# Engineering Dictionary



## EL CID (Jan 9, 2009)

Any advice on a Civil Engineering Dictionary - I am taking Civil - Transportation in April.

Thanks


----------



## Dexman1349 (Jan 9, 2009)

I found the CERM by Lindeburg had a thorough enough glossary that I didn't need a dictionary, although others have found bringing one was helpful.


----------



## maryannette (Jan 9, 2009)

I used CERM and a basic science and engineering dictionary.


----------



## Jtiger (Jan 13, 2009)

I checked out a Civil Engineering Dictionary from the local University of which I am an alumni. I think alumni can check it out for 30 days and general public for 10 days or something. I only used it for one question in the morning that I couldn't find in the CERM. It couldn't hurt to have it but I wouldn't drop $100 on a new book that you'll only used once or twice. Use the index of the CERM and you'll be better off.


----------



## dastuff (Jan 28, 2009)

Yes, i just brought in a small dictionary and used the CERM. I figured if they really wanted to get me on the lingo they could definitely find something... I only used the dictionary once but I believe it helped.

I also would not buy a 100$ engineering dictionary to use one time.. It's a bit of overkill if you ask me.


----------



## IlPadrino (Jan 28, 2009)

EL CID said:


> Any advice on a Civil Engineering Dictionary - I am taking Civil - Transportation in April.
> Thanks


Please search the board... this is a topic that's been asked and answered a few times.


----------



## Jtiger (Jan 28, 2009)

IlPadrino said:


> Please search the board... this is a topic that's been asked and answered a few times.


Because there is so much activity on the board and it's taking up space?


----------



## TXengrChickPE (Jan 28, 2009)

Jtiger said:


> Because there is so much activity on the board and it's taking up space?
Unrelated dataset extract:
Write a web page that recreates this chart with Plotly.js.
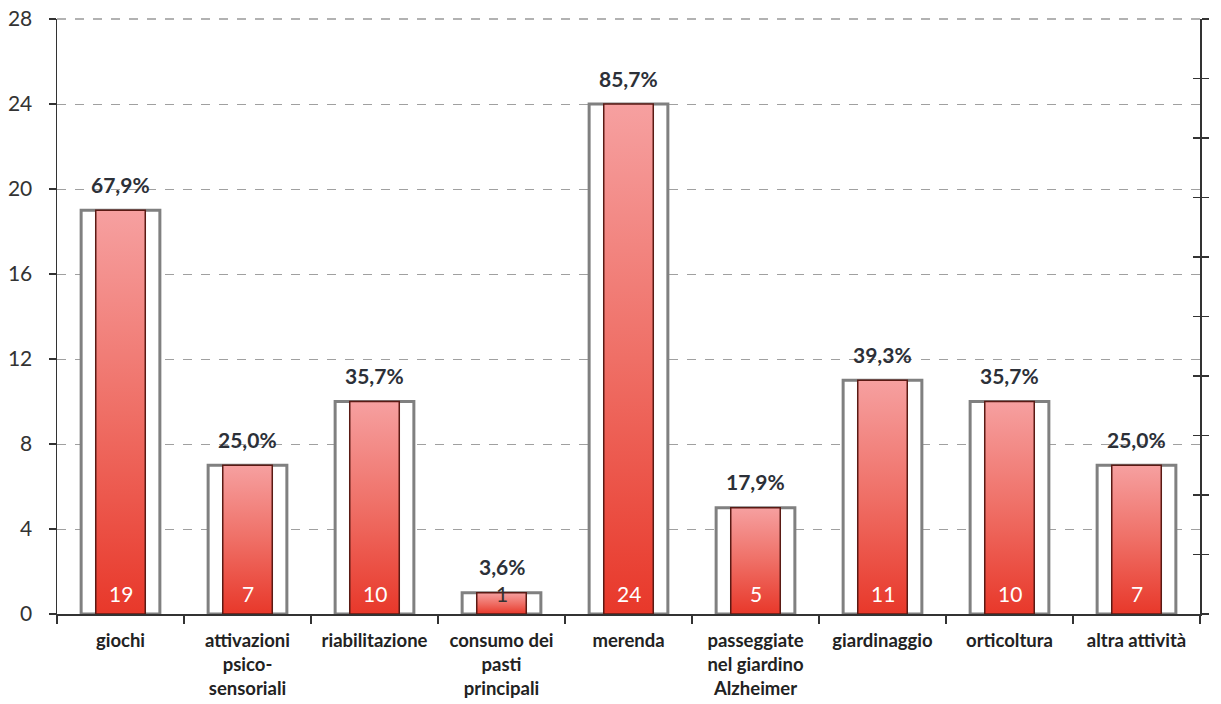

Because answering the same question over and over makes the veterens of the board not want to answer questions any more.


----------



## IlPadrino (Jan 29, 2009)

Jtiger said:


> Because there is so much activity on the board and it's taking up space?


Because it's been asked... and more importantly ANSWERED many times. If you think your (and others) answer here is better than all the other answered in all the other threads, then by all means: add the following disclaimer to your posts:



> My answer is so good we should lock this thread and delete all the other answers ever given on any other thread.


And I'll stop pointing to the other threads.

Either way...

Oh, and to answer your specific question: Yes, because there is so much activity on this board but no, not because it's taking up space.

Have a great day!


----------



## Jtiger (Jan 29, 2009)

IlPadrino said:


> Because it's been asked... and more importantly ANSWERED many times. If you think your (and others) answer here is better than all the other answered in all the other threads, then by all means: add the following disclaimer to your posts:
> 
> And I'll stop pointing to the other threads.
> 
> ...


Wow, a bit cranky aren't we? If you don't want to answer it, just don't... that's the beauty of the internet.


----------



## IlPadrino (Jan 29, 2009)

Jtiger said:


> Wow, a bit cranky aren't we? If you don't want to answer it, just don't... that's the beauty of the internet.


See... that's where you're wrong - and twice in one sentence!

I am not cranky. And it's not as simple as "don't participate if you don't like the dialogue". I'll participate wherever I think I can add value.

OK, in light of all this great DC talk of "change and cooperation", I offer you this helpful suggestion: Check out A Much Better Forum than Engineering Boards Will Ever Hope to Be. I think you'd fit in very well over there.


----------



## Jtiger (Jan 30, 2009)

IlPadrino said:


> See... that's where you're wrong - and twice in one sentence!
> I am not cranky. And it's not as simple as "don't participate if you don't like the dialogue". I'll participate wherever I think I can add value.
> 
> OK, in light of all this great DC talk of "change and cooperation", I offer you this helpful suggestion: Check out A Much Better Forum than Engineering Boards Will Ever Hope to Be. I think you'd fit in very well over there.



Very mature of you for linking this kind of childish crap

http://www.f'tard.com/forums/

Try decaf


----------